>Dragan,
>
>You may be on to something about the non overridden properties just being pointers into the memory block allocated for the class definition. Once the property is modified it gets it's own memory space. I tested it just a little different:
>
>? sys(1016)
>x = createobject( "memtest" )
>? sys(1016)
>y = createobject( "memtest" )
>? sys(1016)
>y.bigprop = space(200000)
>? sys(1016)
>x.bigprop = ""
>? sys(1016)
>
>define class memtest as custom
> bigprop = space(100000)
>enddefine
>
>creating X chewed up 100k, creating Y didn't, changing y.bigprop chewed up another 200k, getting rid of x.bigprop used 130 more bytes. But sys(1016) is never accurate once you start deallocating memory it's rare to ever see it go back down. FoxPro is rather piggish about memory once it's grabbed it.
Yeah... it seems it never forgot the memory diet it had back then when it ran on XTs and 286s... hungry as a child, hungry forever :). I assume it may eventually return those blocks in the next garbage collection (not before that), but then we have no idea when it happens.
>VFP doesn't seem to execute the code of the class definition until the first instance is created. I found other evidence of this using datetime() for a class property while writing a section of the PTF-OOP book. This can also be conjectured by doing a sys(1016) right after starting VFP and before running the prg. For me there's a 6k jump when the prg starts and it doesn't go up to 100k until X is instantiated.
>
>All this may just be an artifact of VFP's string memory handling too.

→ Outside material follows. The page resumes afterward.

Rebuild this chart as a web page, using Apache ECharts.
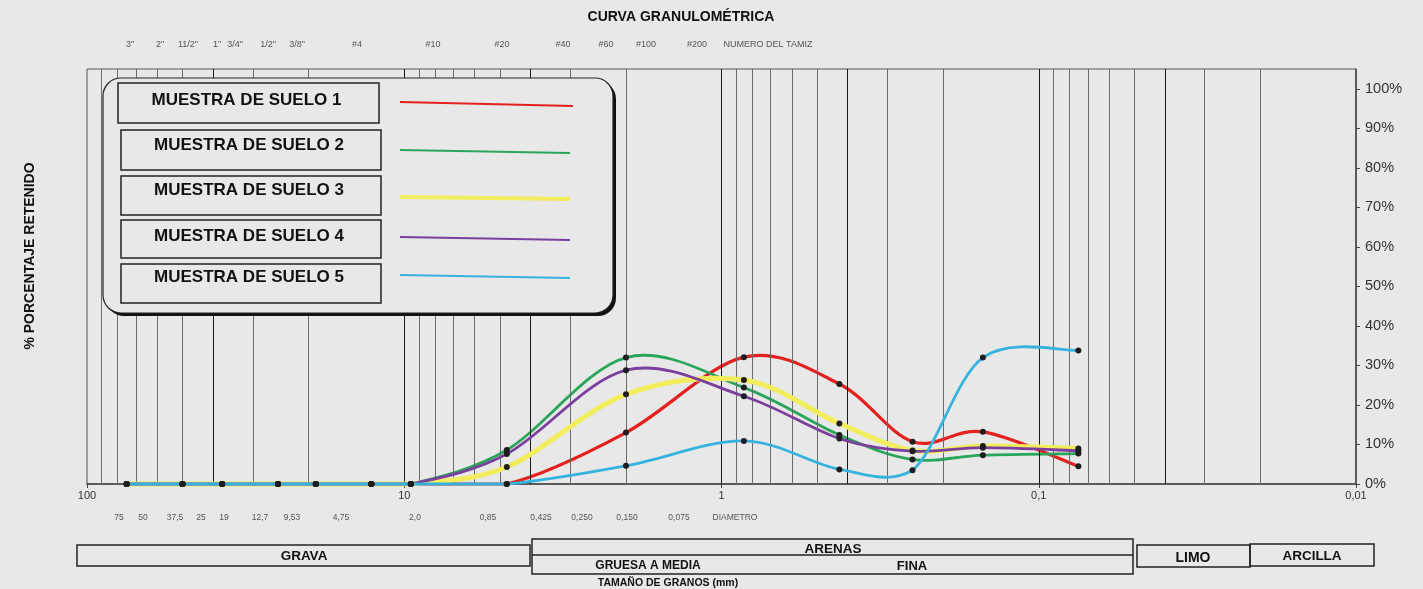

It seems to count all the string space used into sys(1016), plus the program cache plus who knows what. I've ran this example on a clean restart of VFP (5.0), just to make sure it doesn't mess up the measurement. Ummm... the 6K is probably what it needs to store the compiled program AND the class definition - a program containing a Define Class behaves kind of like a .vcx because it does an implicit "Set Classlib to thisprg.fxp addi", and that may add to the calculation.